Why Vegas Is Taking Bets on the Olympics for the First Time in a Long While

Photo: Ethan Miller/Getty Images

The last time Americans could walk into a Las Vegas sports book during the Olympics and make a bet on their country, Michael Johnson was still winning medals, Vince Carter was making a towering Frenchman famous, and Michael Phelps was debuting in the Games as a 15-year-old also-ran on the U.S Olympic swim team. This year, all that changes.

For the first time since the 2000 Sydney Games, Las Vegas sports books are accepting bets on the Olympics this summer, providing casinos a financial boost in the dog days of August, keeping bettors glued to the TV as Carmelo, KD, and company attempt to cover massive points spreads, and delivering the final blow to the idea of Olympic purity.

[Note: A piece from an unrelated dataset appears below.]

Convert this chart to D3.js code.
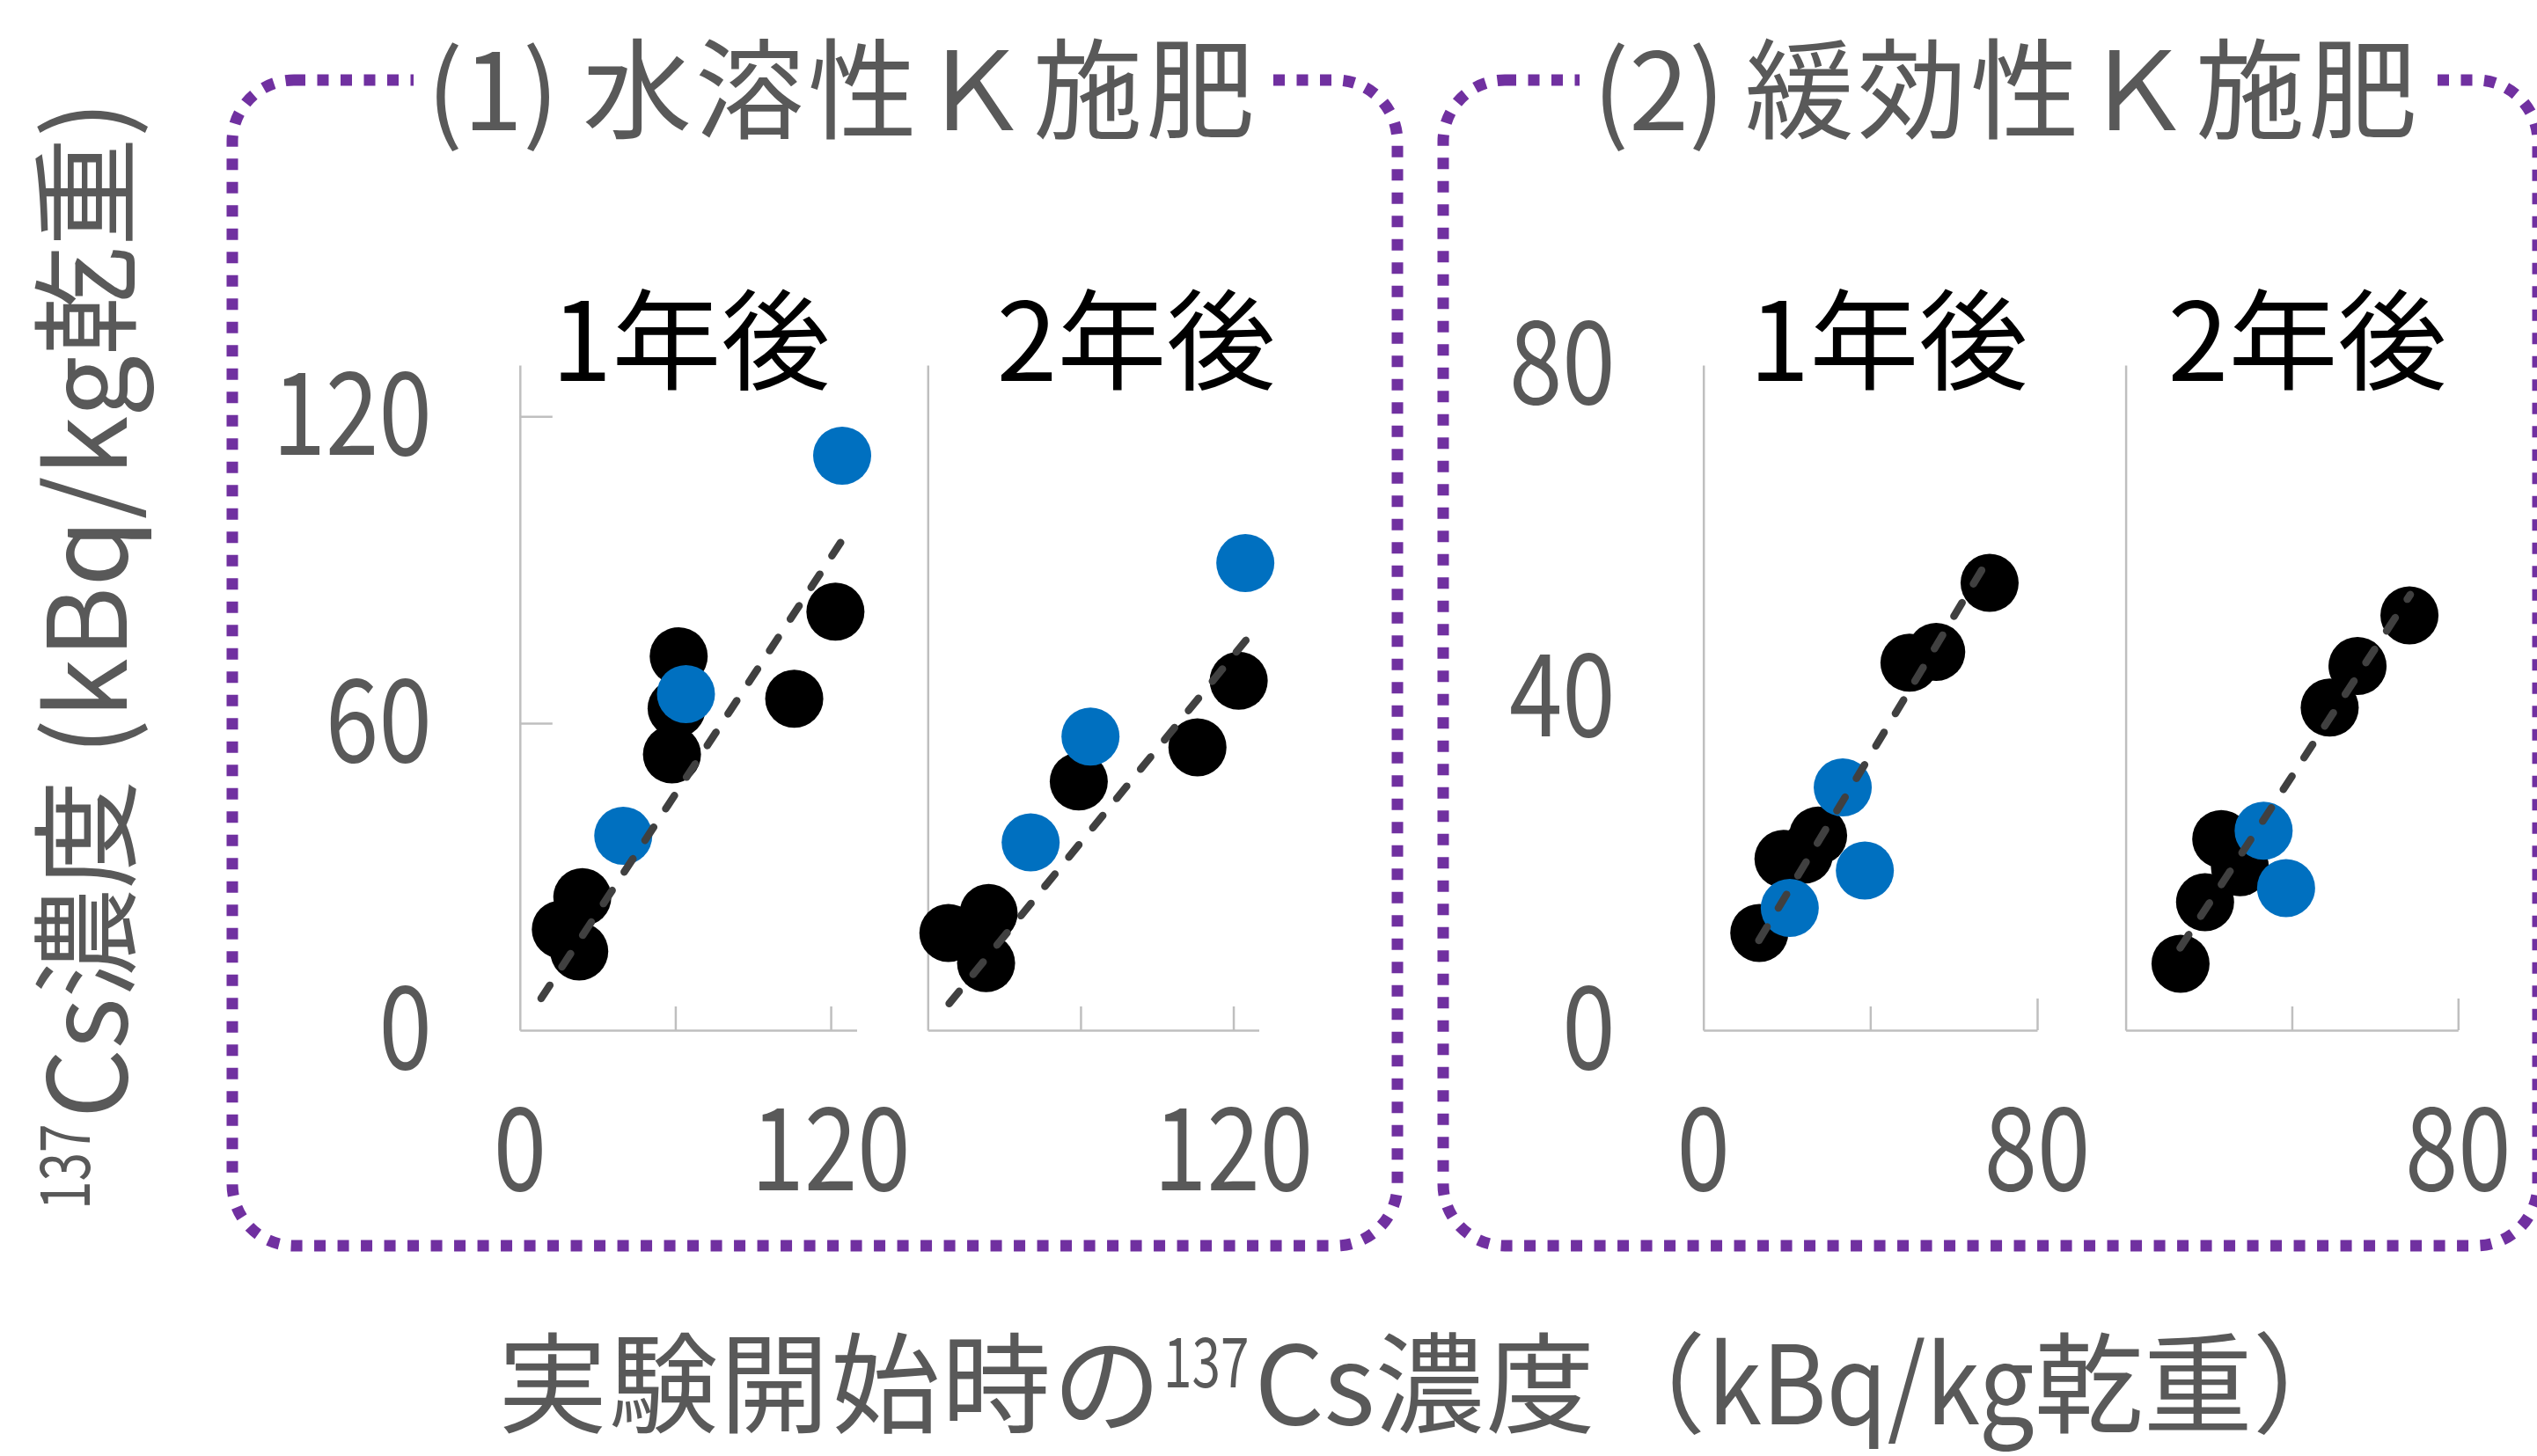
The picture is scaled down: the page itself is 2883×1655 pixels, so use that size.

For years Americans could bet on the Olympics in Vegas, but that right was stripped away in 2001 thanks largely to Senator John McCain. His Amateur Sports Integrity Act would have banned betting on all amateur sports in order to protect college athletes from “the harmful effects of gambling,” he wrote at the time.

But college sports are a big business in Vegas and Nevada’s sports books wanted nothing to do with McCain’s law. So they cut a deal. Betting on college sports would remain legal, but betting on other amateur competitions, such as the Olympics and the Little League World Series, would no longer be allowed.

No big deal, Vegas thought at the time. There was never much interest in Olympic events anyway. If taking away the ability to post odds on amateur powerlifting would appease McCain, then the sports books were happy to play along — as long as they got to keep March Madness.

About a year ago though, some Las Vegas power players started pushing for the Nevada Gaming Commission to revise its regulations. When it did, chairman Tony Alamo said the change was less about making fat stacks on racewalking bets, than ensuring Las Vegas’s position in the global hierarchy of sports betting. Previously, sports books in other countries and offshore willingly accepted bets on the Olympics. When Las Vegas joined them, Alamo said, it “globalizes the legitimacy of what we do.”

It also gives bored bettors a way to stay busy during the Olympics. Without the ability to bet on the summer Games, sports books would be taking action on regular-season baseball, preseason football, and little else. Now they’ll be able to rake in the cash from those eagerly watching the rowers in Rio.

Except, Jay Kornegay, vice-president of the Westgate SuperBook, doesn’t expect to rake in much cash. “We expect it to be very minimal,” he says. Also, he doesn’t expect to take any bets on rowing. In fact, despite the diversity of sport in the Olympics, Kornegay is certain that basketball, one of the boring old big four, will draw the majority of betting action this summer. “It won’t even be close,” he says.

For basketball fans bored by American dominance at the Olympics, this could be huge. Watching the U.S. take on a team like Nigeria, which it did Monday night in an exhibition, isn’t very exciting. But plunk down $100 against a 49-point spread, and suddenly you’re on the edge of your seat hoping the Americans run up the score enough for you to cash in.

Along with basketball, Kornegay expects to take bets on soccer, track and field, and golf, which is new for the 2016 Games. When it comes to lesser-known competitions such as fencing, he’s not so sure. If he sees a way to make money though, he’ll adapt. “Any event that receives a lot of attention from the media, there’s a good chance that we could post it,” he says. “Whether it’s popular because of controversy or a great story and or an American competing for a gold medal.”

If there’s any part of you sad to see the purity of Olympic amateurism tarnished by a craven ploy to further fatten Las Vegas’s pockets, let it go. Amateurism in the Olympics stopped mattering a long time ago. Professionals will rule the games in Rio, just like they have for decades. Some are paid to play when they’re not wearing their country’s colors — basketball, soccer, and tennis players among them — and some rake in cash from endorsers eager to glom on to their Olympic glory — Michael Phelps and Usain Bolt, for example.

Introducing betting to the equation hardly tarnishes the Games, in part because everyone else around the world was already betting on the Olympics anyway. But also because it would take a lot more than the moral ambiguity of gambling to cast a pall over an an event that’s as riddled with corruption as the Olympics.